**Given data**.
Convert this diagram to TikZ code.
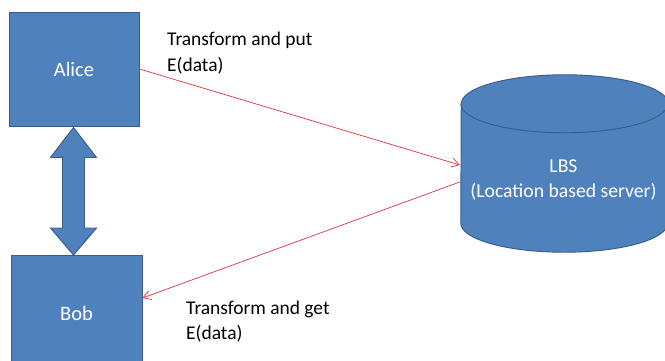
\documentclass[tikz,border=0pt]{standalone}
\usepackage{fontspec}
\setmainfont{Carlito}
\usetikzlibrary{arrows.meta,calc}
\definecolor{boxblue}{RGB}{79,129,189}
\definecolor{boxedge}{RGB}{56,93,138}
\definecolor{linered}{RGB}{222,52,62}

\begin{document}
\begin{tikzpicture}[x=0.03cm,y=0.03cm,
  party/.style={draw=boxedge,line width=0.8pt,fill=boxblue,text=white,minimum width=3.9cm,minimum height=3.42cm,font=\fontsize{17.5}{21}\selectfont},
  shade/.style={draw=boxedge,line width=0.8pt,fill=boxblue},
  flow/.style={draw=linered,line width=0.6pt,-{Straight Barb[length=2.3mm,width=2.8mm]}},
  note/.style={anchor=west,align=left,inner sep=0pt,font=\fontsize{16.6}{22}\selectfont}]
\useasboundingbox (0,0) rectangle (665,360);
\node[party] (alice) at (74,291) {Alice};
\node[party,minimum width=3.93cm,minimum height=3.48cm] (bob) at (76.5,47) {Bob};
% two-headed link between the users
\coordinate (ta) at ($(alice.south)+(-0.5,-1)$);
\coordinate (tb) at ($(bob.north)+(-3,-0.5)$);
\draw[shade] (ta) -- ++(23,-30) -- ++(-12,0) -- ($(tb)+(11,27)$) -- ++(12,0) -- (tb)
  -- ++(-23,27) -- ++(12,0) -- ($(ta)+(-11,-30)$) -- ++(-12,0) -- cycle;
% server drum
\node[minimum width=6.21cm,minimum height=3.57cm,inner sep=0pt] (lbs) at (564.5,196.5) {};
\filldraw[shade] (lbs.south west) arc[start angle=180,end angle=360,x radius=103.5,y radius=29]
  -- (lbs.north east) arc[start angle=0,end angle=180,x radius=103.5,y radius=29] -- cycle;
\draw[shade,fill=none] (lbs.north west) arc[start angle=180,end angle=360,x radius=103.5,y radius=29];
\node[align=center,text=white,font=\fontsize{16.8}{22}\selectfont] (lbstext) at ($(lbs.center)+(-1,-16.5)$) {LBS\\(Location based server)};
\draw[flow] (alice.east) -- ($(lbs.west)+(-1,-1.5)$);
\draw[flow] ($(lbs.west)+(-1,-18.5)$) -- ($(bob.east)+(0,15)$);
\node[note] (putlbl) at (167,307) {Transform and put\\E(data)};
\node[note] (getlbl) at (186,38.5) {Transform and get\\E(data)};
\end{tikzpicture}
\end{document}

**Required work**. Repeat the material above in full and exactly, apart from the pictures.

**Result below**.
Convert this diagram to TikZ code.
\documentclass[tikz,border=0pt]{standalone}
\usepackage{fontspec}
\setmainfont{Carlito}
\usetikzlibrary{arrows.meta,calc}
\definecolor{boxblue}{RGB}{79,129,189}
\definecolor{boxedge}{RGB}{56,93,138}
\definecolor{linered}{RGB}{222,52,62}

\begin{document}
\begin{tikzpicture}[x=0.03cm,y=0.03cm,
  party/.style={draw=boxedge,line width=0.8pt,fill=boxblue,text=white,minimum width=3.9cm,minimum height=3.42cm,font=\fontsize{17.5}{21}\selectfont},
  shade/.style={draw=boxedge,line width=0.8pt,fill=boxblue},
  flow/.style={draw=linered,line width=0.6pt,-{Straight Barb[length=2.3mm,width=2.8mm]}},
  note/.style={anchor=west,align=left,inner sep=0pt,font=\fontsize{16.6}{22}\selectfont}]
\useasboundingbox (0,0) rectangle (665,360);
\node[party] (alice) at (74,291) {Alice};
\node[party,minimum width=3.93cm,minimum height=3.48cm] (bob) at (76.5,47) {Bob};
% two-headed link between the users
\coordinate (ta) at ($(alice.south)+(-0.5,-1)$);
\coordinate (tb) at ($(bob.north)+(-3,-0.5)$);
\draw[shade] (ta) -- ++(23,-30) -- ++(-12,0) -- ($(tb)+(11,27)$) -- ++(12,0) -- (tb)
  -- ++(-23,27) -- ++(12,0) -- ($(ta)+(-11,-30)$) -- ++(-12,0) -- cycle;
% server drum
\node[minimum width=6.21cm,minimum height=3.57cm,inner sep=0pt] (lbs) at (564.5,196.5) {};
\filldraw[shade] (lbs.south west) arc[start angle=180,end angle=360,x radius=103.5,y radius=29]
  -- (lbs.north east) arc[start angle=0,end angle=180,x radius=103.5,y radius=29] -- cycle;
\draw[shade,fill=none] (lbs.north west) arc[start angle=180,end angle=360,x radius=103.5,y radius=29];
\node[align=center,text=white,font=\fontsize{16.8}{22}\selectfont] (lbstext) at ($(lbs.center)+(-1,-16.5)$) {LBS\\(Location based server)};
\draw[flow] (alice.east) -- ($(lbs.west)+(-1,-1.5)$);
\draw[flow] ($(lbs.west)+(-1,-18.5)$) -- ($(bob.east)+(0,15)$);
\node[note] (putlbl) at (167,307) {Transform and put\\E(data)};
\node[note] (getlbl) at (186,38.5) {Transform and get\\E(data)};
\end{tikzpicture}
\end{document}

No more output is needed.